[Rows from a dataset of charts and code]

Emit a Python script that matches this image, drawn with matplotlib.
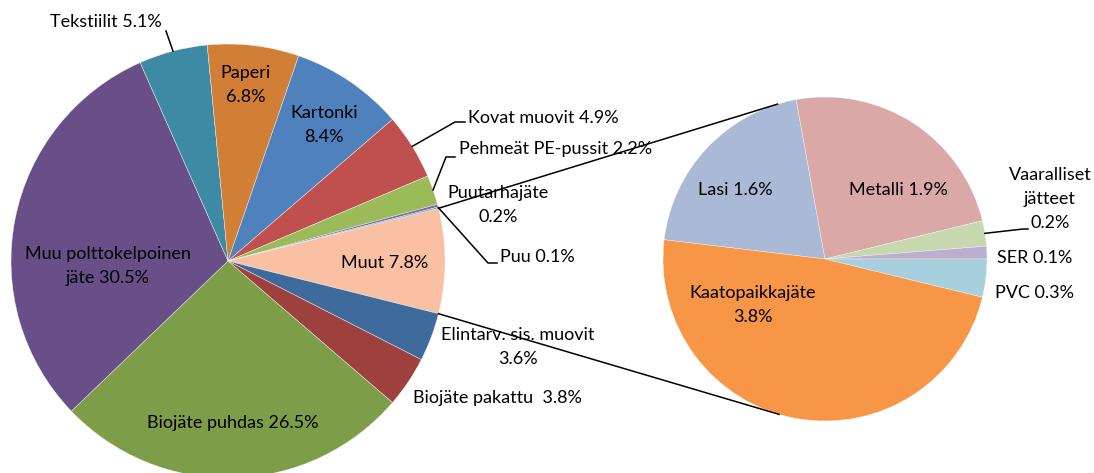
import numpy as np
import matplotlib
matplotlib.use("Agg")
import matplotlib.pyplot as plt

plt.rcParams['font.family'] = ['Lato', 'DejaVu Sans']

W, H = 1094, 473

# main pie, clockwise from "Muut" (3 o'clock)
left_names = ["Muut 7.8%", "Elintarv. sis. muovit\n3.6%", "Biojäte pakattu  3.8%",
              "Biojäte puhdas 26.5%", "Muu polttokelpoinen\njäte 30.5%", "Tekstiilit 5.1%",
              "Paperi\n6.8%", "Kartonki\n8.4%", "Kovat muovit 4.9%",
              "Pehmeät PE-pussit 2.2%", "Puutarhajäte\n0.2%", "Puu 0.1%"]
left_values = [7.8, 3.6, 3.8, 26.5, 30.5, 5.1, 6.8, 8.4, 4.9, 2.2, 0.2, 0.1]
left_colors = ["#F9C0A4", "#3E6A9C", "#9D403E", "#7E9D48", "#694F87", "#3C8AA4",
               "#D17E37", "#4F81BD", "#C0504D", "#9BBB59", "#8064A2", "#4BACC6"]

# secondary pie (breakdown of "Muut"), clockwise from Lasi
right_names = ["Lasi 1.6%", "Metalli 1.9%", "Vaaralliset\njätteet\n0.2%", "SER 0.1%",
               "PVC 0.3%", "Kaatopaikkajäte\n3.8%"]
right_values = [1.6, 1.9, 0.2, 0.1, 0.3, 3.8]
right_colors = ["#A9B9D6", "#D9A8A7", "#C7D7AE", "#BAAFCD", "#A8CFDD", "#F79647"]


def px(x, y):
    # image pixel -> data coords (y up)
    return x, H - y


fig = plt.figure(figsize=(W / 100, H / 100), dpi=100)
ax = fig.add_axes([0, 0, 1, 1])

c1, r1 = px(228, 261), 217
c2, r2 = px(825, 259), 162

start1 = 360 * left_values[0] / sum(left_values) / 2
w1, _ = ax.pie(left_values, colors=left_colors, startangle=start1, counterclock=False,
               center=c1, radius=r1, wedgeprops=dict(edgecolor="#f4f4f4", linewidth=0.3))
start2 = 360 * sum(right_values[:4]) / sum(right_values)
w2, _ = ax.pie(right_values, colors=right_colors, startangle=start2, counterclock=False,
               center=c2, radius=r2, wedgeprops=dict(edgecolor="#f4f4f4", linewidth=0.3))

ax.set_xlim(0, W)
ax.set_ylim(0, H)
ax.set_aspect("equal")
ax.axis("off")

# connector lines: from the edges of "Muut" tangent to the second pie
for th in (w1[0].theta1, w1[0].theta2):
    p = np.array(c1) + r1 * np.array([np.cos(np.radians(th)), np.sin(np.radians(th))])
    v = p - np.array(c2)
    d = np.hypot(*v)
    a0 = np.arctan2(v[1], v[0])
    da = np.arccos(r2 / d)
    a = a0 - da if th > 0 else a0 + da
    q = np.array(c2) + r2 * np.array([np.cos(a), np.sin(a)])
    ax.plot([p[0], q[0]], [p[1], q[1]], color="black", lw=1.1, zorder=5)

fs = 13
ls = 1.6

# label positions (image pixels): (x, y, ha)
lpos = {
    0: (385, 263, "center"), 1: (518, 347, "center"), 2: (413, 398, "left"),
    3: (233, 423, "center"), 4: (108, 266, "center"), 5: (106, 22, "center"),
    6: (246, 85, "center"), 7: (324, 125, "center"), 8: (468, 118, "left"),
    9: (459, 149, "left"), 10: (498, 205, "center"), 11: (500, 257, "left"),
}
for i, (x, y, ha) in lpos.items():
    ax.text(*px(x, y), left_names[i], ha=ha, va="center", fontsize=fs,
            linespacing=ls, zorder=6)

rpos = {
    0: (735, 190, "center"), 1: (898, 190, "center"), 2: (1050, 199, "center"),
    3: (997, 258, "left"), 4: (995, 293, "left"), 5: (753, 305, "center"),
}
for i, (x, y, ha) in rpos.items():
    ax.text(*px(x, y), right_names[i], ha=ha, va="center", fontsize=fs,
            linespacing=ls, zorder=6)


# leader lines: wedge edge -> elbow -> end
def leader(wedge, center, r, elbow, end):
    th = np.radians((wedge.theta1 + wedge.theta2) / 2)
    p = (center[0] + r * np.cos(th), center[1] + r * np.sin(th))
    e = px(*elbow)
    f = px(*end)
    ax.plot([p[0], e[0], f[0]], [p[1], e[1], f[1]], color="black", lw=1.1, zorder=5)


leader(w1[5], c1, r1, (166, 31), (166, 31))
leader(w1[8], c1, r1, (455, 122), (465, 122))
leader(w1[9], c1, r1, (446, 157), (455, 157))
leader(w1[11], c1, r1, (488, 263), (497, 263))
leader(w2[2], c2, r2, (1023, 229), (1028, 229))

fig.savefig("out.png", dpi=100)
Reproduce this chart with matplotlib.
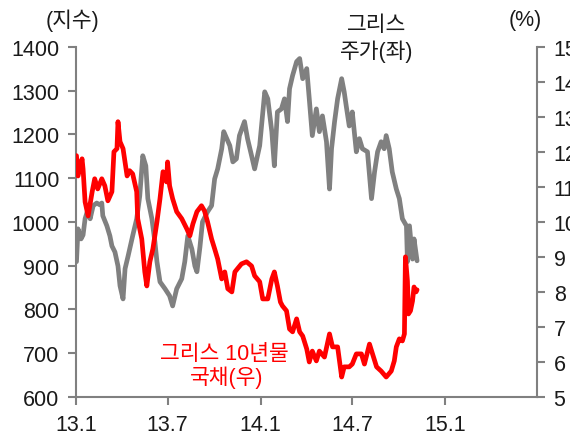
import matplotlib
matplotlib.use("Agg")
import matplotlib.pyplot as plt
import pandas as pd

plt.rcParams['font.family'] = ['Liberation Sans', 'Noto Sans CJK KR', 'DejaVu Sans']

# Greek stock index (left axis)
stock_dates = [
    "2013-01-02", "2013-01-05", "2013-01-11", "2013-01-15", "2013-01-19", "2013-01-25",
    "2013-01-29", "2013-02-04", "2013-02-11", "2013-02-17", "2013-02-21", "2013-02-23",
    "2013-03-03", "2013-03-09", "2013-03-13", "2013-03-19", "2013-03-25", "2013-03-29",
    "2013-04-04", "2013-04-08", "2013-04-14", "2013-04-23", "2013-05-01", "2013-05-07",
    "2013-05-13", "2013-05-19", "2013-05-23", "2013-05-31", "2013-06-06", "2013-06-10",
    "2013-06-16", "2013-06-26", "2013-07-05", "2013-07-11", "2013-07-19", "2013-07-29",
    "2013-08-04", "2013-08-10", "2013-08-18", "2013-08-24", "2013-08-28", "2013-09-03",
    "2013-09-08", "2013-09-18", "2013-09-26", "2013-10-02", "2013-10-08", "2013-10-16",
    "2013-10-20", "2013-10-26", "2013-11-01", "2013-11-07", "2013-11-14", "2013-11-20",
    "2013-11-30", "2013-12-06", "2013-12-14", "2013-12-20", "2013-12-30", "2014-01-09",
    "2014-01-15", "2014-01-23", "2014-01-28", "2014-02-03", "2014-02-11", "2014-02-17",
    "2014-02-23", "2014-02-27", "2014-03-05", "2014-03-13", "2014-03-19", "2014-03-25",
    "2014-04-02", "2014-04-07", "2014-04-13", "2014-04-21", "2014-04-27", "2014-05-03",
    "2014-05-11", "2014-05-17", "2014-05-21", "2014-05-27", "2014-06-02", "2014-06-10",
    "2014-06-15", "2014-06-19", "2014-06-25", "2014-07-01", "2014-07-09", "2014-07-15",
    "2014-07-21", "2014-07-31", "2014-08-08", "2014-08-14", "2014-08-20", "2014-08-27",
    "2014-09-02", "2014-09-06", "2014-09-12", "2014-09-18", "2014-09-26", "2014-10-02",
    "2014-10-08", "2014-10-16", "2014-10-18", "2014-10-22", "2014-10-28", "2014-10-31",
    "2014-11-06",
]
stock_values = [
    909, 984, 961, 970, 1007, 1030,
    1007, 1037, 1043, 1039, 1043, 1014,
    991, 968, 945, 931, 899, 854,
    824, 893, 922, 968, 1007, 1059,
    1151, 1128, 1053, 1007, 954, 909,
    863, 847, 831, 808, 847, 870,
    909, 968, 938, 899, 886, 943,
    1000, 1023, 1037, 1098, 1121, 1167,
    1206, 1190, 1174, 1137, 1144, 1197,
    1229, 1190, 1151, 1121, 1174, 1297,
    1281, 1206, 1128, 1251, 1258, 1281,
    1229, 1304, 1334, 1366, 1373, 1327,
    1350, 1281, 1197, 1258, 1206, 1242,
    1183, 1075, 1167, 1229, 1281, 1327,
    1297, 1265, 1219, 1251, 1160, 1190,
    1167, 1160, 1053, 1114, 1160, 1183,
    1167, 1197, 1167, 1114, 1075, 1053,
    1007, 991, 909, 991, 915, 961,
    911,
]

# Greek 10-year government bond yield, % (right axis)
bond_dates = [
    "2013-01-02", "2013-01-05", "2013-01-13", "2013-01-15", "2013-01-19", "2013-01-25",
    "2013-02-02", "2013-02-07", "2013-02-13", "2013-02-21", "2013-02-27", "2013-03-05",
    "2013-03-13", "2013-03-17", "2013-03-23", "2013-03-25", "2013-03-29", "2013-04-04",
    "2013-04-12", "2013-04-17", "2013-04-23", "2013-05-01", "2013-05-03", "2013-05-11",
    "2013-05-17", "2013-05-21", "2013-05-27", "2013-06-02", "2013-06-10", "2013-06-16",
    "2013-06-22", "2013-06-29", "2013-07-01", "2013-07-05", "2013-07-11", "2013-07-19",
    "2013-07-29", "2013-08-08", "2013-08-14", "2013-08-20", "2013-08-28", "2013-09-06",
    "2013-09-12", "2013-09-18", "2013-09-26", "2013-10-02", "2013-10-08", "2013-10-16",
    "2013-10-22", "2013-10-28", "2013-11-05", "2013-11-11", "2013-11-16", "2013-11-24",
    "2013-12-04", "2013-12-14", "2013-12-20", "2013-12-30", "2014-01-05", "2014-01-15",
    "2014-01-23", "2014-01-28", "2014-02-03", "2014-02-09", "2014-02-13", "2014-02-21",
    "2014-02-27", "2014-03-05", "2014-03-13", "2014-03-19", "2014-03-25", "2014-04-02",
    "2014-04-07", "2014-04-13", "2014-04-21", "2014-04-27", "2014-05-07", "2014-05-17",
    "2014-05-23", "2014-06-02", "2014-06-10", "2014-06-15", "2014-06-25", "2014-07-01",
    "2014-07-09", "2014-07-19", "2014-07-25", "2014-08-04", "2014-08-10", "2014-08-18",
    "2014-08-27", "2014-09-06", "2014-09-16", "2014-09-22", "2014-09-26", "2014-10-02",
    "2014-10-08", "2014-10-12", "2014-10-14", "2014-10-18", "2014-10-20", "2014-10-24",
    "2014-10-28", "2014-10-31", "2014-11-04", "2014-11-06",
]
bond_values = [
    11.89, 11.31, 11.80, 11.51, 10.57, 10.17,
    10.86, 11.23, 10.94, 11.23, 11.03, 10.60,
    10.86, 12.00, 12.09, 12.86, 12.29, 12.09,
    11.31, 11.46, 11.37, 10.86, 10.09, 9.51,
    8.57, 8.17, 8.86, 9.23, 10.00, 10.66,
    11.43, 11.14, 11.71, 11.03, 10.66, 10.29,
    10.09, 9.80, 9.60, 9.94, 10.29, 10.46,
    10.31, 10.00, 9.51, 9.23, 8.94, 8.37,
    8.57, 8.09, 8.00, 8.57, 8.66, 8.80,
    8.86, 8.74, 8.46, 8.29, 7.80, 7.80,
    8.37, 8.57, 8.17, 7.71, 7.60, 7.46,
    6.94, 6.86, 7.23, 6.86, 6.74, 6.37,
    6.00, 6.31, 6.03, 6.31, 6.14, 6.80,
    6.43, 6.43, 5.57, 5.86, 5.86, 5.94,
    6.23, 6.23, 5.94, 6.51, 6.23, 5.86,
    5.74, 5.57, 5.74, 6.03, 6.43, 6.66,
    6.60, 6.80, 9.00, 8.31, 7.37, 7.46,
    7.74, 8.14, 8.00, 8.06,
]

tick_dates = ["2013-01-01", "2013-07-01", "2014-01-01", "2014-07-01", "2015-01-01"]
tick_labels = ["13.1", "13.7", "14.1", "14.7", "15.1"]

GRAY = "#808080"
RED = "#ff0000"
TEXT = "#1a1a1a"
FS = 15.5

fig = plt.figure(figsize=(5.7, 4.35), dpi=100)
ax = fig.add_axes([0.1333, 0.0851, 0.8088, 0.8052])
ax2 = ax.twinx()

ax.plot(pd.to_datetime(stock_dates), stock_values, color=GRAY, lw=3.4,
        solid_joinstyle="round", solid_capstyle="round")
ax2.plot(pd.to_datetime(bond_dates), bond_values, color=RED, lw=3.4,
         solid_joinstyle="round", solid_capstyle="round")

ax.set_xlim(pd.Timestamp("2013-01-01"), pd.Timestamp("2015-07-01"))
ax.set_ylim(600, 1400)
ax.set_yticks(range(600, 1401, 100))
ax2.set_ylim(5, 15)
ax2.set_yticks(range(5, 16))

ax.set_xticks(pd.to_datetime(tick_dates))
ax.set_xticklabels(tick_labels)

for a in (ax, ax2):
    a.spines["top"].set_visible(False)
    for s in ("left", "right", "bottom"):
        a.spines[s].set_color(GRAY)
        a.spines[s].set_linewidth(1.5)
    a.tick_params(colors=GRAY, labelcolor=TEXT, labelsize=FS, length=6, width=1.5, pad=6)
    a.set_facecolor("none")
ax.spines["right"].set_visible(False)
ax2.spines["left"].set_visible(False)
ax2.spines["bottom"].set_visible(False)

fig.text(0.127, 0.953, "(지수)", ha="center", va="center", fontsize=FS, color=TEXT)
fig.text(0.921, 0.953, "(%)", ha="center", va="center", fontsize=FS, color=TEXT)
fig.text(0.661, 0.942, "그리스", ha="center", va="center", fontsize=FS, color=TEXT)
fig.text(0.661, 0.882, "주가(좌)", ha="center", va="center", fontsize=FS, color=TEXT)
fig.text(0.394, 0.184, "그리스 10년물", ha="center", va="center", fontsize=FS, color=RED)
fig.text(0.398, 0.131, "국채(우)", ha="center", va="center", fontsize=FS, color=RED)

fig.savefig("out.png", dpi=100)
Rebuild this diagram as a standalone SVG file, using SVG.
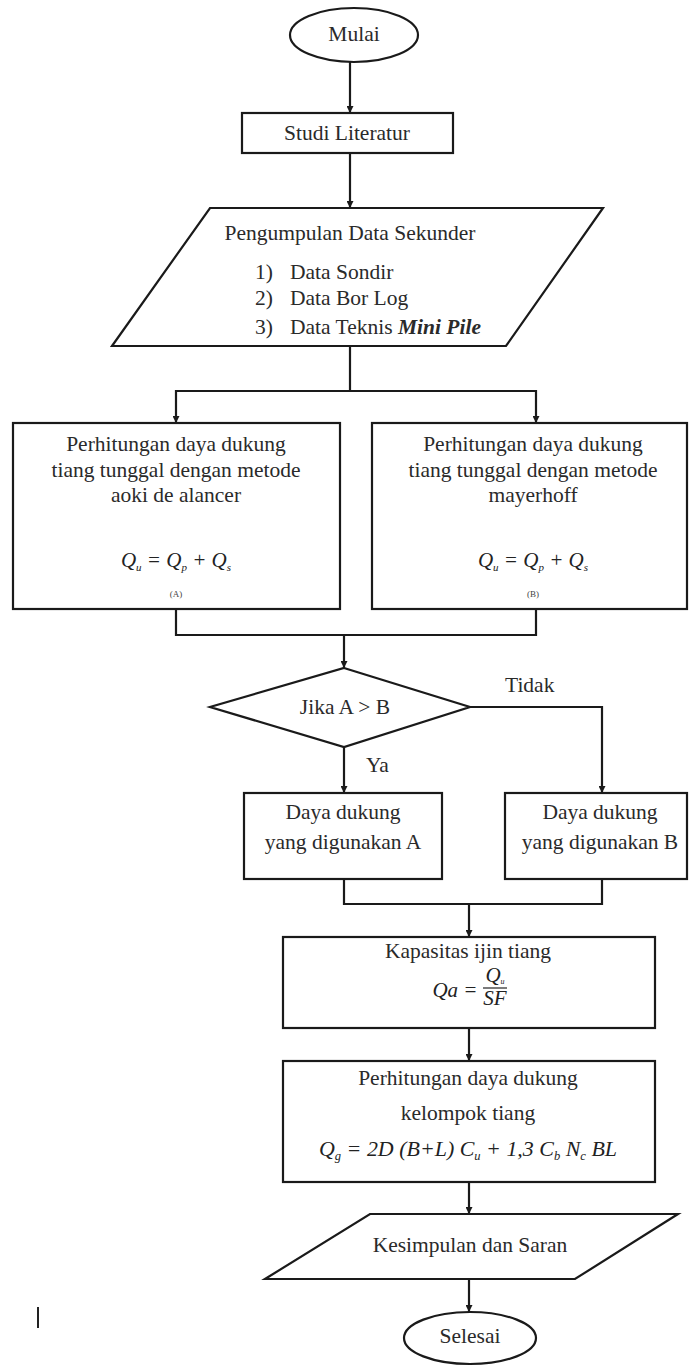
<svg xmlns="http://www.w3.org/2000/svg" width="689" height="1368" viewBox="0 0 689 1368" font-family="'Liberation Serif', 'DejaVu Serif', serif">
<defs>
<marker id="arr" viewBox="0 0 10 10" refX="10" refY="5" markerWidth="7" markerHeight="7" markerUnits="userSpaceOnUse" orient="auto">
<path d="M0 0 L10 5 L0 10 Z" fill="#1a1a1a"/>
</marker>
<style>
.shape{fill:#fff;stroke:#1a1a1a;stroke-width:2.2}
.conn{fill:none;stroke:#1a1a1a;stroke-width:2.2}
text{font-family:'Liberation Serif','DejaVu Serif',serif}
.t{font-size:21.5px;fill:#2a2a2a;text-anchor:middle}
.tl{font-size:21.5px;fill:#2a2a2a}
.m{font-style:italic;font-size:21px;fill:#222;text-anchor:middle}
.s{font-size:9px;fill:#444;text-anchor:middle}
</style>
</defs>
<rect width="689" height="1368" fill="#fff"/>
<g id="connectors">
<path class="conn" d="M350 62 V113" marker-end="url(#arr)"/>
<path class="conn" d="M350 153 V208" marker-end="url(#arr)"/>
<path class="conn" d="M350 346 V391 H176 V423" marker-end="url(#arr)"/>
<path class="conn" d="M350 391 H536 V423" marker-end="url(#arr)"/>
<path class="conn" d="M176 609 V635 H536 V609"/>
<path class="conn" d="M344 635 V668" marker-end="url(#arr)"/>
<path class="conn" d="M470 707 H602 V793" marker-end="url(#arr)"/>
<path class="conn" d="M344 747 V793" marker-end="url(#arr)"/>
<path class="conn" d="M344 879 V904 H602 V879"/>
<path class="conn" d="M469 904 V937" marker-end="url(#arr)"/>
<path class="conn" d="M469 1028 V1061" marker-end="url(#arr)"/>
<path class="conn" d="M469 1182 V1214" marker-end="url(#arr)"/>
<path class="conn" d="M469 1279 V1312" marker-end="url(#arr)"/>
<text class="tl" x="505" y="692">Tidak</text>
<text class="tl" x="366" y="772">Ya</text>
</g>
<g id="mulai">
<ellipse class="shape" cx="354" cy="35" rx="64" ry="27"/>
<text class="t" x="354" y="41">Mulai</text>
</g>
<g id="studi-literatur">
<rect class="shape" x="242" y="113" width="211" height="40"/>
<text class="t" x="347" y="140">Studi Literatur</text>
</g>
<g id="pengumpulan-data">
<polygon class="shape" points="210,208 603,208 506,346 112,346"/>
<text class="t" x="350" y="240">Pengumpulan Data Sekunder</text>
<text class="tl" x="255" y="279">1)</text><text class="tl" x="290" y="279">Data Sondir</text>
<text class="tl" x="255" y="305">2)</text><text class="tl" x="290" y="305">Data Bor Log</text>
<text class="tl" x="255" y="334">3)</text><text class="tl" x="290" y="334">Data Teknis <tspan font-style="italic" font-weight="bold">Mini Pile</tspan></text>
</g>
<g id="metode-aoki">
<rect class="shape" x="13" y="423" width="327" height="186"/>
<text class="t" x="176" y="451">Perhitungan daya dukung</text>
<text class="t" x="176" y="477">tiang tunggal dengan metode</text>
<text class="t" x="176" y="502">aoki de alancer</text>
<text class="m" x="176" y="567">Q<tspan font-size="11" dy="4">u</tspan><tspan dy="-4"> = Q</tspan><tspan font-size="11" dy="4">p</tspan><tspan dy="-4"> + Q</tspan><tspan font-size="11" dy="4">s</tspan></text>
<text class="s" x="176" y="597">(A)</text>
</g>
<g id="metode-mayerhoff">
<rect class="shape" x="372" y="423" width="315" height="186"/>
<text class="t" x="533" y="451">Perhitungan daya dukung</text>
<text class="t" x="533" y="477">tiang tunggal dengan metode</text>
<text class="t" x="533" y="502">mayerhoff</text>
<text class="m" x="533" y="567">Q<tspan font-size="11" dy="4">u</tspan><tspan dy="-4"> = Q</tspan><tspan font-size="11" dy="4">p</tspan><tspan dy="-4"> + Q</tspan><tspan font-size="11" dy="4">s</tspan></text>
<text class="s" x="533" y="597">(B)</text>
</g>
<g id="keputusan">
<polygon class="shape" points="344,668 470,707 344,747 210,707"/>
<text class="t" x="345" y="714">Jika A &gt; B</text>
</g>
<g id="daya-dukung-a">
<rect class="shape" x="244" y="793" width="198" height="86"/>
<text class="t" x="343" y="819">Daya dukung</text>
<text class="t" x="343" y="849">yang digunakan A</text>
</g>
<g id="daya-dukung-b">
<rect class="shape" x="505" y="793" width="182" height="86"/>
<text class="t" x="600" y="819">Daya dukung</text>
<text class="t" x="600" y="849">yang digunakan B</text>
</g>
<g id="kapasitas-ijin">
<rect class="shape" x="283" y="937" width="372" height="91"/>
<text class="t" x="468" y="958">Kapasitas ijin tiang</text>
<text class="m" x="455" y="997">Qa =</text>
<text class="m" x="495" y="982" font-size="12">Q<tspan font-size="8" dy="2">u</tspan></text>
<line x1="483" y1="988" x2="507" y2="988" stroke="#222" stroke-width="1.2"/>
<text class="m" x="495" y="1005" font-size="12">SF</text>
</g>
<g id="daya-dukung-kelompok">
<rect class="shape" x="283" y="1061" width="372" height="121"/>
<text class="t" x="468" y="1085">Perhitungan daya dukung</text>
<text class="t" x="468" y="1120">kelompok tiang</text>
<text class="m" x="468" y="1156" textLength="298" lengthAdjust="spacingAndGlyphs">Q<tspan font-size="12" dy="4">g</tspan><tspan dy="-4"> = 2D (B+L) C</tspan><tspan font-size="12" dy="4">u</tspan><tspan dy="-4"> + 1,3 C</tspan><tspan font-size="12" dy="4">b</tspan><tspan dy="-4"> N</tspan><tspan font-size="12" dy="4">c</tspan><tspan dy="-4"> BL</tspan></text>
</g>
<g id="kesimpulan">
<polygon class="shape" points="370,1214 678,1214 575,1279 265,1279"/>
<text class="t" x="470" y="1252">Kesimpulan dan Saran</text>
</g>
<g id="selesai">
<ellipse class="shape" cx="470" cy="1338" rx="66" ry="26"/>
<text class="t" x="470" y="1343">Selesai</text>
</g>
<line x1="38" y1="1307" x2="38" y2="1328" stroke="#222" stroke-width="2"/>
</svg>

# Required task
Reproduce the entries exactly, from the line with "Reproduce this chart with matplotlib." to the line with "plt.rcParams['font.family'] = ['Liberation", both lines included, keeping no pictures.

# Result for this task
Reproduce this chart with matplotlib.
import matplotlib
matplotlib.use("Agg")
import matplotlib.pyplot as plt
import pandas as pd

plt.rcParams['font.family'] = ['Liberation Sans', 'Noto Sans CJK KR', 'DejaVu Sans']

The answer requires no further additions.